Two thatched-grass structures belonged to evangelist who received threats.
NAIROBI, Kenya, April 21 (CDN) — A Christian near Ethiopia’s southern town of Moyale said suspected Islamic extremists on March 29 burned down his two thatched-grass homes.
Evangelist Wako Hanake of the Mekane Yesus Church told Compass he had been receiving anonymous messages warning him to stop converting Muslims to Christ. The Muslims who became Christians included several children.
“Inside the house were iron sheets and timber stored in preparation for putting up a permanent house,” said Hanake, who is in his late 30s. “I have lost everything.”
The incident in Tuka, five kilometers (nearly three miles) from Moyale in southern Ethiopia’s Oromia Region, happened while Hanake was away on an evangelistic trip. A neighbor said he and others rescued Hanake’s wife and children ages 8, 6 and 2.
“We had to rescue the wife with her three children who were inside one of the houses that the fire was already beginning to burn,” said the neighbor, who requested anonymity.
Church leaders said neighbors are still housing Hanake and his family.
“The family has lost everything, and they feel fearful for their lives,” said a local church leader. “We are doing all we can to provide clothing and food to them.
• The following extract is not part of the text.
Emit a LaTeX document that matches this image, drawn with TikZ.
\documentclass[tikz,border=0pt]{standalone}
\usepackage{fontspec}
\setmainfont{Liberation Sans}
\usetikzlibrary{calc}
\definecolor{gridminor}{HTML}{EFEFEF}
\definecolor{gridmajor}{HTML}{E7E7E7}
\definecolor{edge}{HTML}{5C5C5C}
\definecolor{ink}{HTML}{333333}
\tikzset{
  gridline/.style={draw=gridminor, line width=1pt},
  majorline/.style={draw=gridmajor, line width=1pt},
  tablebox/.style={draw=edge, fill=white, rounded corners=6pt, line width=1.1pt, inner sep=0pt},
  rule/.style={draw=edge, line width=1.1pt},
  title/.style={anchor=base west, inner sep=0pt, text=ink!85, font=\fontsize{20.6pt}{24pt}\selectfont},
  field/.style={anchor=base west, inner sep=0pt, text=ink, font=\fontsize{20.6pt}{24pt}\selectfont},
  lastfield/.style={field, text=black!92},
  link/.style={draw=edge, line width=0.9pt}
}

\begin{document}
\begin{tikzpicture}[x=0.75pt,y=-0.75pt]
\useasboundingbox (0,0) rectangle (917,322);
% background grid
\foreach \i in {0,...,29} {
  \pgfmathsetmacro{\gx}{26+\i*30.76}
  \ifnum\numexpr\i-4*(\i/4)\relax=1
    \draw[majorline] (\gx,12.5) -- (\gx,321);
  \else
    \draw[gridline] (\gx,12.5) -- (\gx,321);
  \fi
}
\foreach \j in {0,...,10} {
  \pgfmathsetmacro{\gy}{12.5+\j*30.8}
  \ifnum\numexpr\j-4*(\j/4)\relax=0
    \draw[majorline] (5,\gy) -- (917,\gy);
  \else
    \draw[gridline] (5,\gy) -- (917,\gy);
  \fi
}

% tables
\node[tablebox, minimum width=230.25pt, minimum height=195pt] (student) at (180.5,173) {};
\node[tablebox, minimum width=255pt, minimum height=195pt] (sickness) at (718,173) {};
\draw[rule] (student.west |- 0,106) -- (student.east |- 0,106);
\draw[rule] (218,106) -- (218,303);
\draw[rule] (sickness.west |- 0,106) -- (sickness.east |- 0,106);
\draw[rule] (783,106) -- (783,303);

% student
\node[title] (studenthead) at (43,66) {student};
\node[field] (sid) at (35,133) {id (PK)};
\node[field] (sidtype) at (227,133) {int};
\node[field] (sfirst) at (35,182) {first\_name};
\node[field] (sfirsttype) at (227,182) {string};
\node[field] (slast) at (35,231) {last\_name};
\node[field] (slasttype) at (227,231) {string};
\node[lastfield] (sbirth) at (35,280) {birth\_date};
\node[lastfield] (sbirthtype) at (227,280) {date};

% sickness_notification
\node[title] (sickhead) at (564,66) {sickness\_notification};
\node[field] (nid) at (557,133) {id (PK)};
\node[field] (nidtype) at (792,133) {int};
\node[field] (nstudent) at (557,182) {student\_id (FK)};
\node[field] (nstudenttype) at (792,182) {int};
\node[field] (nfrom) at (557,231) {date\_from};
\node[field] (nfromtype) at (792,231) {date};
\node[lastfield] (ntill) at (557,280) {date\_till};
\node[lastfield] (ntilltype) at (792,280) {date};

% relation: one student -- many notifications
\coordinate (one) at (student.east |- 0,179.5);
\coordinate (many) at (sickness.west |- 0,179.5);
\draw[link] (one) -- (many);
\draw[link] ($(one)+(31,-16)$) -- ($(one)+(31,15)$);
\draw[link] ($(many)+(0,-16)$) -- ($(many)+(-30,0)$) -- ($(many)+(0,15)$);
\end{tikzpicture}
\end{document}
We are appealing to all well wishers to support Hanake’s family.”
Hanake said he has reported the case to Moyale police.
“I hope the culprits will be found,” he said.
An area church leader who requested anonymity told Compass that Christians in Moyale are concerned that those in Tuka are especially vulnerable to a harsh environment in which religious rights are routinely violated.
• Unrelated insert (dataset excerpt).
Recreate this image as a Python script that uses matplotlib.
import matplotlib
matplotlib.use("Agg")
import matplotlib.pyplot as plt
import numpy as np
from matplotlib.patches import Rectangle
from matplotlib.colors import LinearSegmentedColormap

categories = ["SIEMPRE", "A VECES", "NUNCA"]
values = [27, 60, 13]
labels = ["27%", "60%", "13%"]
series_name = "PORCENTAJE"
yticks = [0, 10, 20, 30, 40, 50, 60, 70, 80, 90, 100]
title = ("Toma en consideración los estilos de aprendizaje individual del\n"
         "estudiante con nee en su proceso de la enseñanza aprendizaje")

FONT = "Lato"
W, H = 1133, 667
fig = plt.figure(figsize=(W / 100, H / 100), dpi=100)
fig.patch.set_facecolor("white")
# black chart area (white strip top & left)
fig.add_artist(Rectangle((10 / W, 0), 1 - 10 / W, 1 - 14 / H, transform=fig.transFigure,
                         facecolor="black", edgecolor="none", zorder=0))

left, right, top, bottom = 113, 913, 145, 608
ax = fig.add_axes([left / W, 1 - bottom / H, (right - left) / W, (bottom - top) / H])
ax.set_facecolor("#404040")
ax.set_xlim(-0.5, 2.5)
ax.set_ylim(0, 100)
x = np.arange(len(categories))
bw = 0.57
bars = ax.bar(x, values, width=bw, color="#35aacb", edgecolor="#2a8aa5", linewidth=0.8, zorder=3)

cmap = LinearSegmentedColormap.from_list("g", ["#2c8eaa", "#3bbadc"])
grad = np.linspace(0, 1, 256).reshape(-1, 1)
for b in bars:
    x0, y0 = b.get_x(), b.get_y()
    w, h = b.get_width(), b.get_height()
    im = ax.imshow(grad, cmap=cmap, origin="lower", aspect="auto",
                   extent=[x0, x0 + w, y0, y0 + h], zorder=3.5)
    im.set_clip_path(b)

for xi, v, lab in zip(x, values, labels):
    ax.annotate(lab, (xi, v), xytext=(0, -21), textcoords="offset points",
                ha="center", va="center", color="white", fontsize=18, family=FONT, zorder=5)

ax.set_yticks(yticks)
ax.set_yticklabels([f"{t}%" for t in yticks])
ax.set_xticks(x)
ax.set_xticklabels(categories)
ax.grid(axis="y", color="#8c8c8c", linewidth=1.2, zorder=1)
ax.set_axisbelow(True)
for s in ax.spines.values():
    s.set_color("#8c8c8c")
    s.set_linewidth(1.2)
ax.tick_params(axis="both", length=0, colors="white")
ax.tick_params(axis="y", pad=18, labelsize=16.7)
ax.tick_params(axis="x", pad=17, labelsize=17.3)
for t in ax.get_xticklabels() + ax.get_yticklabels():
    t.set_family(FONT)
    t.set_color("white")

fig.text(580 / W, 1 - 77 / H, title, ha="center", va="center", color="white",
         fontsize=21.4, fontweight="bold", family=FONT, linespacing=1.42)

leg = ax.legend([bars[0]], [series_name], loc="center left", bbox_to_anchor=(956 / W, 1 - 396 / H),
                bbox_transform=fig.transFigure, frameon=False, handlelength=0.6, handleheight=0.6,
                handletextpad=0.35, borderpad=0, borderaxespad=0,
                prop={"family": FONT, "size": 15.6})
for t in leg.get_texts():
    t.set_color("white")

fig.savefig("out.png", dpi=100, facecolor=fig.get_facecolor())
“The Ethiopian constitution allows for religious tolerance,” said another area church leader, also under condition of anonymity, “but we are concerned that such ugly incidents like this might go unpunished. To date no action has been taken.”
Tuka village, on Ethiopia’s border with Kenya, is populated mainly by ethnic Oromo who are predominantly Muslim. The area Muslims restrict the preaching of non-Muslim faiths, in spite of provisions for religious freedom in Ethiopia’s constitution.
Hostility toward those spreading faiths different from Islam is a common occurrence in predominantly Muslim areas of Ethiopia and neighboring countries, area Christians said, adding that they are often subject to harassment and intimidation.
Ethiopia’s constitution, laws and policies generally respect freedom of religion, but occasionally some local authorities infringe on this right, according to the U.S. Department of State’s 2010 International Religious Freedom Report.
According to Operation World, nearly 40 percent of Ethiopia’s population affiliates with the Ethiopian Orthodox Church, 19 percent are evangelical and Pentecostal and 34 percent are Sunni Muslim. The remainder are Catholic (3 percent) and ethno-religious (3.7 percent).
In Jimma Zone in the country’s southwest, where thousands of Christians in and around Asendabo have been displaced as a result of attacks that began on March 2 after Muslims accused a Christian of desecrating the Quran, the number of churches burned has reached 71, and two people have reportedly been killed. Their identities, however, were still unconfirmed.
When the anti-Christian violence of thousands of Muslims subsided by the end of March, 30 homes had reportedly been destroyed and as many as 10,000 Christians may have been displaced from Asendabo, Chiltie, Gilgel Gibe, Gibe, Nada, Dimtu, Uragay, Busa and Koticha.